As a teenage guy (and just as a guy in general), I see girls and it is hard to fight back the lustful thoughts, but I do my best and pray for strength through it. Why do I try not to think these things, well multiple reasons. First because the Lord my God told me not to and I love him so much that I don't want to. Second, I think women deserve more respect than given, and should not just be looked at and lusted over as a piece of property. Third, I love my future wife (no idea who she is yet) so much that I don't want to even think about other women in such a matter. This list goes on, but I'll stop there.

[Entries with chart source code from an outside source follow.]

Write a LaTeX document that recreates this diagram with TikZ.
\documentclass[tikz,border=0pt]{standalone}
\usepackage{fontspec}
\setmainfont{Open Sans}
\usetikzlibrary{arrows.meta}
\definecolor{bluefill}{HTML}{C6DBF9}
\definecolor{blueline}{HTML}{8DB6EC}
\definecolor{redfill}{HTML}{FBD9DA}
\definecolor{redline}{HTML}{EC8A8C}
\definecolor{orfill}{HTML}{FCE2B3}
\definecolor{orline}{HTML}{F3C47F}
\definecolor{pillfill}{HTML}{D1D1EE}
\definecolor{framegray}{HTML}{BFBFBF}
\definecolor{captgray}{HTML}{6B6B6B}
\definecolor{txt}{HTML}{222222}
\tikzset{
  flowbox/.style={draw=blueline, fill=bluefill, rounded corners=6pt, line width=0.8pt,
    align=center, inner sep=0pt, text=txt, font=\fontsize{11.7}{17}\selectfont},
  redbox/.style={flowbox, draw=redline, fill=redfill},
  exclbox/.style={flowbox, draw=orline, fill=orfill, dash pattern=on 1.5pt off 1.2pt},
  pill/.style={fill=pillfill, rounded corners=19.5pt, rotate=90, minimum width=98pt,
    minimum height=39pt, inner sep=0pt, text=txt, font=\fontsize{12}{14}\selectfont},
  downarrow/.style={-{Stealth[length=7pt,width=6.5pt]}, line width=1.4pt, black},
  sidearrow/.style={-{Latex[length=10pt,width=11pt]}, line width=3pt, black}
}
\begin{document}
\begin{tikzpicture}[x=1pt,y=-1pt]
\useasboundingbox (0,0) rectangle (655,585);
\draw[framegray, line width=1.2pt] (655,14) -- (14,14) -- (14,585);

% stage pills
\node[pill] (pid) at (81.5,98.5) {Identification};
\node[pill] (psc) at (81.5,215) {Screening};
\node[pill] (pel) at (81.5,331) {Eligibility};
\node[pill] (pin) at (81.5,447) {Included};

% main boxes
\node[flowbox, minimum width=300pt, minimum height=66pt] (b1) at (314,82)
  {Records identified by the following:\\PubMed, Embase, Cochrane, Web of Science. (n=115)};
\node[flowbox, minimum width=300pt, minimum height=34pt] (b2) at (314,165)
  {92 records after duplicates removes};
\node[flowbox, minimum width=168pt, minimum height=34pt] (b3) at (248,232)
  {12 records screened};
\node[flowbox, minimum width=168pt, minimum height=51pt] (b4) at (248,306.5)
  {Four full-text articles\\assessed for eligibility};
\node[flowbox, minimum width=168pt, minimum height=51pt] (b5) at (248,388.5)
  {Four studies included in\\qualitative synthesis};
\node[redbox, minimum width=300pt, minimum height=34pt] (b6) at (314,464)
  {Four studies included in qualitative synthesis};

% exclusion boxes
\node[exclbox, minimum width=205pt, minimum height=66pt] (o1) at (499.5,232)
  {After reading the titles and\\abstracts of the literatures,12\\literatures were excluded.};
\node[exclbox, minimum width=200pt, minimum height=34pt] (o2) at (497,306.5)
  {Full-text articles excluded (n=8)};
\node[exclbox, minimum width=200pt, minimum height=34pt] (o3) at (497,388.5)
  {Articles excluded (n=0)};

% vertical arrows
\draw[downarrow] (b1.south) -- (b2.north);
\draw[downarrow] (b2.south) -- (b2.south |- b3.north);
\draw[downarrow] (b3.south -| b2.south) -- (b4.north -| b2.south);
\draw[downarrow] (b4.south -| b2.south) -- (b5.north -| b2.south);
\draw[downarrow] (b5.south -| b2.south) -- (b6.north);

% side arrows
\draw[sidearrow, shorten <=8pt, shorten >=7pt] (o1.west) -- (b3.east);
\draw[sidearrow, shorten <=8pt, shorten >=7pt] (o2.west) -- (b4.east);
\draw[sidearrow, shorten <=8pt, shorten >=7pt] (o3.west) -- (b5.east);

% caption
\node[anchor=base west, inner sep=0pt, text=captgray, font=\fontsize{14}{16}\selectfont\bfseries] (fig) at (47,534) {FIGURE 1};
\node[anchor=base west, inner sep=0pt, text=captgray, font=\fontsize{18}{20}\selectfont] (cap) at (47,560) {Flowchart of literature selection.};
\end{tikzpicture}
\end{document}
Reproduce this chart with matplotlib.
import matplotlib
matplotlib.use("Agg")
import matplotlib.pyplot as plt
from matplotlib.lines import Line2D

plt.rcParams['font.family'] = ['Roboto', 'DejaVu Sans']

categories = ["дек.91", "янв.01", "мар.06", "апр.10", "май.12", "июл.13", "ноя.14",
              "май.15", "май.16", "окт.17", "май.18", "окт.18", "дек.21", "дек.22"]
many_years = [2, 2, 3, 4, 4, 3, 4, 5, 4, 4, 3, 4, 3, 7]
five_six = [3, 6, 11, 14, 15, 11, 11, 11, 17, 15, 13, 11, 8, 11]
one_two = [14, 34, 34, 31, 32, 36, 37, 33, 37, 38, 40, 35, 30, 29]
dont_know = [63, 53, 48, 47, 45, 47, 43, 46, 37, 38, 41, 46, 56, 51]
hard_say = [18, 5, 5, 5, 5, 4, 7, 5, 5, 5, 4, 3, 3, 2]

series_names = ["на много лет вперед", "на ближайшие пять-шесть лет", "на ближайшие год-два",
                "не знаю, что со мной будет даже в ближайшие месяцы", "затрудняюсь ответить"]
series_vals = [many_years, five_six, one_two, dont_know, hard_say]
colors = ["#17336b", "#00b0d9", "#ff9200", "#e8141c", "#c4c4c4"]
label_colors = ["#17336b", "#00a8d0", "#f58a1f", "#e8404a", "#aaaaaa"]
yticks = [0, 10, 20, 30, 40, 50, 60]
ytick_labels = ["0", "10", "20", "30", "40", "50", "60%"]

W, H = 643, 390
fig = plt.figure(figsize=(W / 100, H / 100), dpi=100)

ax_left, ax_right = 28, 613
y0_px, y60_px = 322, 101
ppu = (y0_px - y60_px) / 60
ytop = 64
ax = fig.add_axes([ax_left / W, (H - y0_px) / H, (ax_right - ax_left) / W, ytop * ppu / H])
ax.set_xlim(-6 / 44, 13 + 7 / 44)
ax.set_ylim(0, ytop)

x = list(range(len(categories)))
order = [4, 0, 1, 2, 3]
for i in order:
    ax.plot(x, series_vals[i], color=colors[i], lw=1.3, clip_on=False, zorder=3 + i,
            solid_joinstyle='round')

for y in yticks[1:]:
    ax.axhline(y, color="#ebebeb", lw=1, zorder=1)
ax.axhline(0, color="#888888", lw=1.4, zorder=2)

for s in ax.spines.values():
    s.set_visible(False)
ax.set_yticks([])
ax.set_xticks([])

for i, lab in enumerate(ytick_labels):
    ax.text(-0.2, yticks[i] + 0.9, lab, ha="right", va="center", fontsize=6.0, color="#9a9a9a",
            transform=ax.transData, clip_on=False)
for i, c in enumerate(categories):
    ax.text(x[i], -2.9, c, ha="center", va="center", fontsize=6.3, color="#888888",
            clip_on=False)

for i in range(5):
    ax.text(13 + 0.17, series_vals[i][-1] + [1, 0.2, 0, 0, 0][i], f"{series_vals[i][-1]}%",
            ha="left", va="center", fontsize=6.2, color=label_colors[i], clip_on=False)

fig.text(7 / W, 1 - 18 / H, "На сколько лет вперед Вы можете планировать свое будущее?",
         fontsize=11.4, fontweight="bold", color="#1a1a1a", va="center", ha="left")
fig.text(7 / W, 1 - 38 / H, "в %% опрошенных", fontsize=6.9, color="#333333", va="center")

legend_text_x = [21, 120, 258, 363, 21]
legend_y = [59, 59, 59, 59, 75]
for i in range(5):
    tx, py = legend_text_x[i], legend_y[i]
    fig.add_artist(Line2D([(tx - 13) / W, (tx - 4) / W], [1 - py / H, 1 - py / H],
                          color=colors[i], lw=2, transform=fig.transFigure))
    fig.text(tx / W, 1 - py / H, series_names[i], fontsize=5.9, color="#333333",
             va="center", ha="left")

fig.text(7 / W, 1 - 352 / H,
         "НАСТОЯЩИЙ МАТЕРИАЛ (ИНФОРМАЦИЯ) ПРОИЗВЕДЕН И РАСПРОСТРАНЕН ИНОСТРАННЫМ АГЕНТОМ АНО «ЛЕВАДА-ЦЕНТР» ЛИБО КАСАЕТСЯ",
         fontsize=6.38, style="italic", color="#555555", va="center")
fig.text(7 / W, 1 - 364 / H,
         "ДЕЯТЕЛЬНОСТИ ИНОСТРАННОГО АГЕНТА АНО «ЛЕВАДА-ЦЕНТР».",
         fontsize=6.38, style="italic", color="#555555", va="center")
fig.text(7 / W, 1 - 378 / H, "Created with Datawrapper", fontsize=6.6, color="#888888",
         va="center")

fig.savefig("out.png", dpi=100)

It saddens me that so many teenagers have sex. I once did a paper about teenage sex, and did some researching. I found that 4 out of every 5 teens have sex. This is sad. This makes it no surprise how sexual tv and advertising has gotten. I know that I don't know how good it feels, or whatever, but I know that more happens during sex than just something that feels physically good. I know that a part of you becomes a part of the other person, no matter how young or many times they've done it. This is why I don't want to give a part of me in this way to anyone, but my future wife.

I have found a lot of awesome and very beautiful Christian girls. It never fails that after I meet them, one of the first things I do, is pray and say "God is she the one?" This happens to me all the time. I'm not asking anymore. I'm asking God help me find the one. I know I'm 19, and definitely not ready to get married, but when I find a girl that I even want to date, one of the first things I will ask myself is if I can marry her. This may sound funny to well, everyone, but it's not a joke. I don't want to mess around with the lets just have a good time while we're young attitude, as I only get one life here, and I want to spend it with the right woman.

Another note to this post is that I'm not over stressed thinking about this, or even really looking, it's just some more random thoughts that have gone through my head this last week, and felt like sharing.